Ignoring those two major flaws I'm enjoying playing it and it's one I will be returning just to play it in different ways and to see what I've missed. It's just a shame really but for those two points this would be a game up there at the top of the gaming tree. Don't get me wrong it's still great, but it could have been spectacular so so easily.

[Update - So now I'm facing off against someone invisible who runs at me and explodes. At least I can use my elite hacking skills to control all the turrets and robo-sentries then use my strength to shift some of the large crates allowing me to use my jump ability to climb up to the ducts. Oh wait no hackables, no crates, no hiding places. Once again it's locked me in a room with a maniac for which the skills I've acquired have no use - thanks for that]

[Update - And now my first glitch with the side-quest Talion A.D. It won't update beyond "Read the Pocket Secretary" despite me picking up the damn thing and reading it. It's still completable though]


LazerFX said...

He's not actually immune to non-lethal weapons, as such - it just takes a lot of hits to take him down (I took him down with the stun gun alone after about 14 hits - fortunately, there were plenty of cartridges around for me to use). That was on a 'normal' difficulty playthrough, so might not be possible on the harder levels, I admit. However, I do agree that this forced combat was sort-of out of person; the forced combat in Deus Ex was, at least, avoidable (If you had the master code words, for instance). Still, both games are similar in that you have a couple of non-avoidable combat sequences which result in the death of your opponents, even if you're playing as a complete pacifist.

FlipC said...

Well I tried hitting him with tranq darts and the PEPs and the former did nothing while the latter just staggered him.

After multiple deaths I ended up throwing a gas canister at him and then dropped three UR-DED's at his feet and detonated them. Took him out in about a minute.

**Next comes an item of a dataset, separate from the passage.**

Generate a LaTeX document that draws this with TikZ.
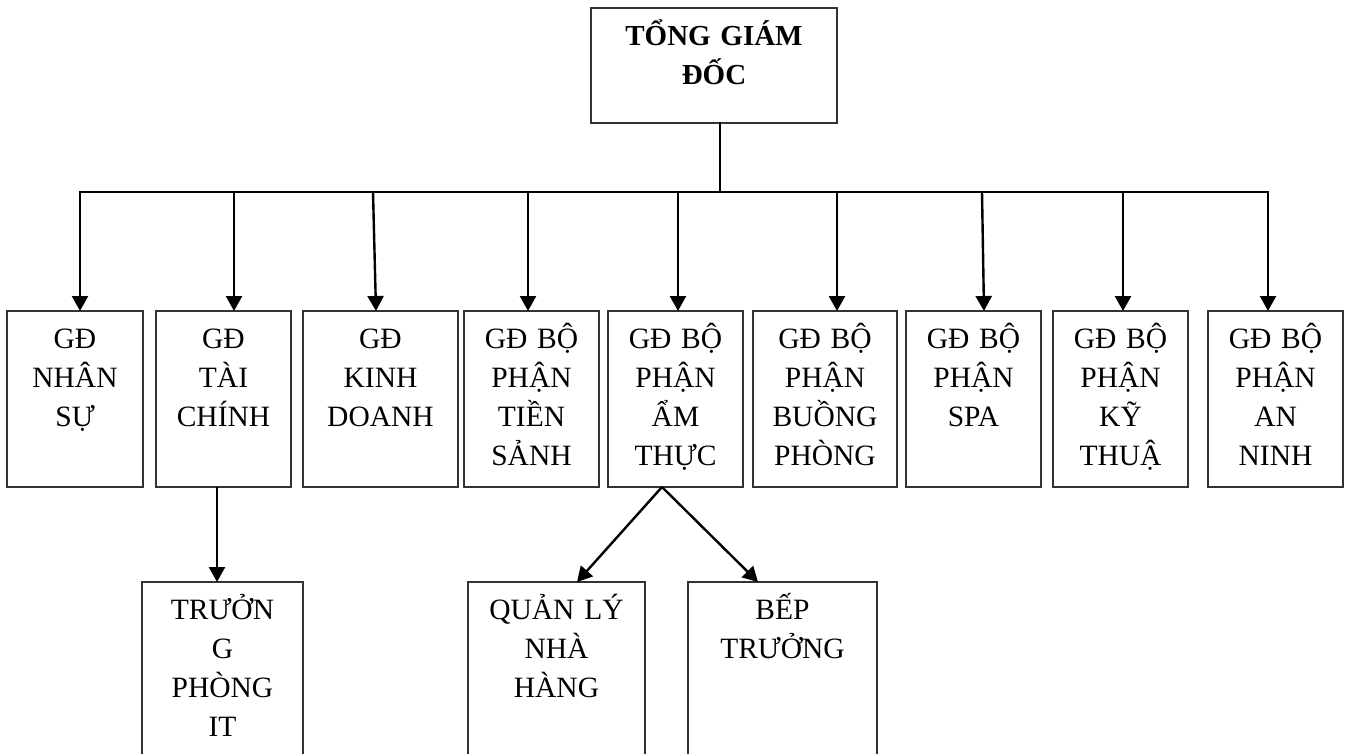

I don't recall any forced combat in the first. There were some forced conversations, but running away or talking worked in. I'm sure there are no-death guides out there that don't rely on the (except for bosses) exemption.

Orphi said...

Thanks for the Penny Arcade quote. I LOLd. Almost as fun as Zero Punctuation explaining about “Jew sex”.

OK, so this is definitely a game to avoid at all costs then. Also, I might have to go play Dues Ex. (If I can work out how to utter it…)

FlipC said...

"OK, so this is definitely a game to avoid at all costs then."

As I said it's a flawed diamond, but you'd still want the diamond wouldn't you? It's just a shame it's not as good as Day-oos Ex.

Having finished it, even the story isn't quite well as told. The incidentals from reading emails etc. don't flesh it out as much and the end sequence is pathetic compared to the original.

Without spoilers. In the original you get a choice of three options and you have to battle your way to their conclusions while fighting off the proponents of the other two. In the sequel you get to choose one from up to four buttons depending on who you've spoken to.